I'm trying to write an svn pre-commit hook in python. Part of this involves checking the diff file to see if there are any actual file changes (as opposed to just property changes).
I have a working grep command which I can execute fine on the shell
grep "^\(Added: \|Modified: \|Deleted: \)" diff filename | grep -v 'svn:'
However when I put it through subprocess.POpen it escapes all my backslashes, which knackers the regexp.
Executing command: ['grep', '"^\\Added: \\|Modified: \\|Deleted: \\)", ...]
How do I avoid this?
NB: I'm aware that I can pipe results between subprocesses and I can do the two greps that way. I need help getting the first one working first though :/
NB2: I also tried using filterdiff --clean instead and couldn't get it to work. Searching for Added, Modified or Deleted lines, removing those with 'svn:' in and checking I had some results seemed to work though.
Python code:
command = ['grep', '"^\(Added: \|Modified: \|Deleted: \)"', filename]

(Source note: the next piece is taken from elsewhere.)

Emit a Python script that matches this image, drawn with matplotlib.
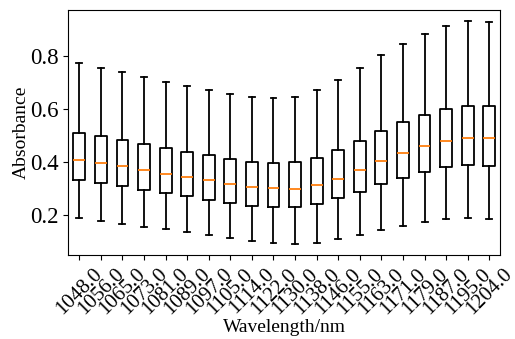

sys.stdout.write('Executing command: %s\n' % (command))
p = subprocess.Popen(command,
stdin = subprocess.PIPE
stdout = subprocess.PIPE
stderr = subprocess.STDOUT
shell = True)
data = p.stdout.read()
if len(data) == 0:
sys.stdout.write("Diff does not contain any file modifications./n")
exit(0)
You need to consider what you want grep to see in its command line arguments.

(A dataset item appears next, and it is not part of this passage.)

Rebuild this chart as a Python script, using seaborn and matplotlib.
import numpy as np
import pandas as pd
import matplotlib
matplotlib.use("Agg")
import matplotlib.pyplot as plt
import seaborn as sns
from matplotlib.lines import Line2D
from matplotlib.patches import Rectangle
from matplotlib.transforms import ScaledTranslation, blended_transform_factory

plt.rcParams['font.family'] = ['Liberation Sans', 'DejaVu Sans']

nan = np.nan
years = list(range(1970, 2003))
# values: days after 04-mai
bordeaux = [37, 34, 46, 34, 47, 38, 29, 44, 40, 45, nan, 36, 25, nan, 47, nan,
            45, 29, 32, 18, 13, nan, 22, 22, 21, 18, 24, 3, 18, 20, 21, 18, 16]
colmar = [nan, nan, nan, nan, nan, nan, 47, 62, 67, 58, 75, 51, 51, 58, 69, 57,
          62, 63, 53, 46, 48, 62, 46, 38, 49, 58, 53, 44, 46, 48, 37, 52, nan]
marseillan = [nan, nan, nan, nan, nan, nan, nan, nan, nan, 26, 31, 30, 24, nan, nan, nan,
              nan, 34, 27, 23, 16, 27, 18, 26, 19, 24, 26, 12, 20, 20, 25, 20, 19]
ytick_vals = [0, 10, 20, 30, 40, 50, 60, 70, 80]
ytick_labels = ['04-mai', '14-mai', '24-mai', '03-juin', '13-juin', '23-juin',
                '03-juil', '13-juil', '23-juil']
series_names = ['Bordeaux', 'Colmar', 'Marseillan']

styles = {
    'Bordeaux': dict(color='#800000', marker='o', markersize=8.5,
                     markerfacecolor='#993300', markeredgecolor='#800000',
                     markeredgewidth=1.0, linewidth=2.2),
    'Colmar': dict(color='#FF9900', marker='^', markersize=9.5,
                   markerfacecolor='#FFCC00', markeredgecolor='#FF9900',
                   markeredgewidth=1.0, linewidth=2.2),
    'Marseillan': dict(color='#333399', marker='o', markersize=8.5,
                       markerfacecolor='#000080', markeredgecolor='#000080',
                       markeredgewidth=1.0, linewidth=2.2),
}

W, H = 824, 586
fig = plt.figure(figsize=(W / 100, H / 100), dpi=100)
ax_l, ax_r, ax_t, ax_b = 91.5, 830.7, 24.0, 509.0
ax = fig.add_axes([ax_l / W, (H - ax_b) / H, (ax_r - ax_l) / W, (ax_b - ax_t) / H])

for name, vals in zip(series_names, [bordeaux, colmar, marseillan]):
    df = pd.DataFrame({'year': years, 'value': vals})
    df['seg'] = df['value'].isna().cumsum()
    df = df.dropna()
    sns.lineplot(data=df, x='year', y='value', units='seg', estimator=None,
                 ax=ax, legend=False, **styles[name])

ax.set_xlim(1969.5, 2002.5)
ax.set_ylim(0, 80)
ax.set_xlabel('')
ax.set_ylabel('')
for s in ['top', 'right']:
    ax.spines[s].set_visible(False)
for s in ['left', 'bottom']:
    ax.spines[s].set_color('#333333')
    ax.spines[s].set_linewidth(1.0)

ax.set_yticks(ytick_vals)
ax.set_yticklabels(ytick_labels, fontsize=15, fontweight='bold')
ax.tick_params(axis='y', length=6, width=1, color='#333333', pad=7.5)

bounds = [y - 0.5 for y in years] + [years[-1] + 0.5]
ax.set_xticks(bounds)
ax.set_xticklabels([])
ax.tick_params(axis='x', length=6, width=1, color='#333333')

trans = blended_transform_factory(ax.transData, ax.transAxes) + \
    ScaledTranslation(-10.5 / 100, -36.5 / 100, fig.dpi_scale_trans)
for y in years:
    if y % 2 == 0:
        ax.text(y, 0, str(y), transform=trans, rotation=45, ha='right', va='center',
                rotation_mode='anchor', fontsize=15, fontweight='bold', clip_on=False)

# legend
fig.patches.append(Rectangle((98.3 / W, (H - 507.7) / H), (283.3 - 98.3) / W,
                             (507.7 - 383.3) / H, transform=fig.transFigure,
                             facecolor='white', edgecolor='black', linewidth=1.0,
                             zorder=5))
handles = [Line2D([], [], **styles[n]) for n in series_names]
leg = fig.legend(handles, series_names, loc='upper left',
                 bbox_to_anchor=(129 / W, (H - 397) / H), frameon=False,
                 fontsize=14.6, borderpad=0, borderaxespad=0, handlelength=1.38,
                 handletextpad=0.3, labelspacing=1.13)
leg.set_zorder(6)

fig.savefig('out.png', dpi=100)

The first argument needs to be the literal string "^\(Added: \|Modified: \|Deleted: \)", so that means that it shouldn't include the double quotes but should include the backslashes.
The way to express this kind of string is to use Python raw strings:
command = ['grep', r'^\(Added: \|Modified: \|Deleted: \)', filename]
A good way to check what you're actually running is to replace grep by echo so you can at least see what you're passing to the command.